De la même manière, nous avons supposé que cette conséquence était celle qui donnait un caractère global à la confrontation, puisque ses séquelles allaient avoir un impact sur toute la planète. Ainsi, le clash était bien plus qu'un affrontement de l'Ukraine avec la Russie et même des USA et de l'OTAN avec la Russie.

En ce sens, à la différence de la Seconde Guerre mondiale où les USA attendirent jusqu'au bout une débâcle de l'Union soviétique face à l'armée nazie avant de faire irruption à la mi-1944 alors que l’issue finale du conflit après la victoire soviétique à Stalingrad en février 1943 était indiscutable et catégorique, le « nouveau débarquement de Normandie » exprimé en soutien au coup d'État en Ukraine en 2014 a été le détonateur d'une guerre d'expansion qui dure déjà depuis 8 ans.

Au cours de cette période, les USA ont non seulement soutenu l'extermination de la population russophone de l'est de l'Ukraine, mais ont également coopéré au démantèlement des forces armées de ce pays pour en faire un organe d'exécution sous mandat des organisations nazies qui, avec l'appui du gouvernement de ce pays, ont commencé à « otaniser » cette composante armée pour en faire un bélier de l'expansion de l'OTAN, structure militaire terroriste qui menace toute l'humanité.

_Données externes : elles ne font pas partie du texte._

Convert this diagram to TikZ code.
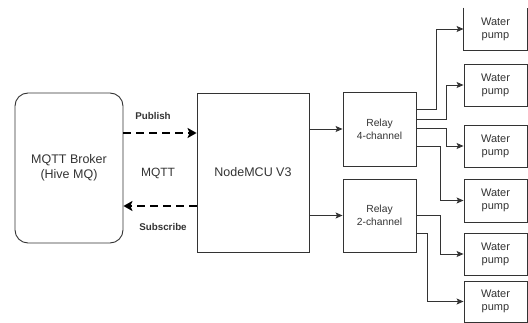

La réponse obligatoire de la Russie pour la sauvegarde de l'intégrité physique des habitants des territoires opprimés a en outre ajouté comme objectifs la dénazification et la démilitarisation de l'Ukraine, reprenant ainsi les objectifs convenus par les puissances victorieuses de la Seconde Guerre mondiale à l'égard de l'Allemagne, lorsqu'elles se sont réunies dans la ville allemande de Potsdam entre le 17 juillet et le 2 août 1945.

À la fin de la rencontre, le président usaméricain s'est empressé de retourner à Washington pour - seulement quelques jours plus tard - ordonner le lancement de bombes atomiques sur les villes inoffensives d'Hiroshima et Nagasaki alors que le Japon s'était déjà rendu. De cette façon, il a subordonné - par le fait le plus horrible de l'histoire de l'humanité - l'empire japonais défait et désarmé, qui est resté jusqu'à ce jour couplé au dispositif militaire et politique des USA.

Avec l'Europe, les USA ont été plus subtils : ils ont eu recours à l'achat des volontés des élites européennes en créant pour cela le soi-disant Plan Marshall, instrument plus susceptible que la bombe atomique d'être divulgué par Hollywood comme expression des « valeurs coopératives » usaméricaines. Mais le but était le même, de sorte que l'Europe est devenue un outil utile de la volonté de Washington de dominer le monde.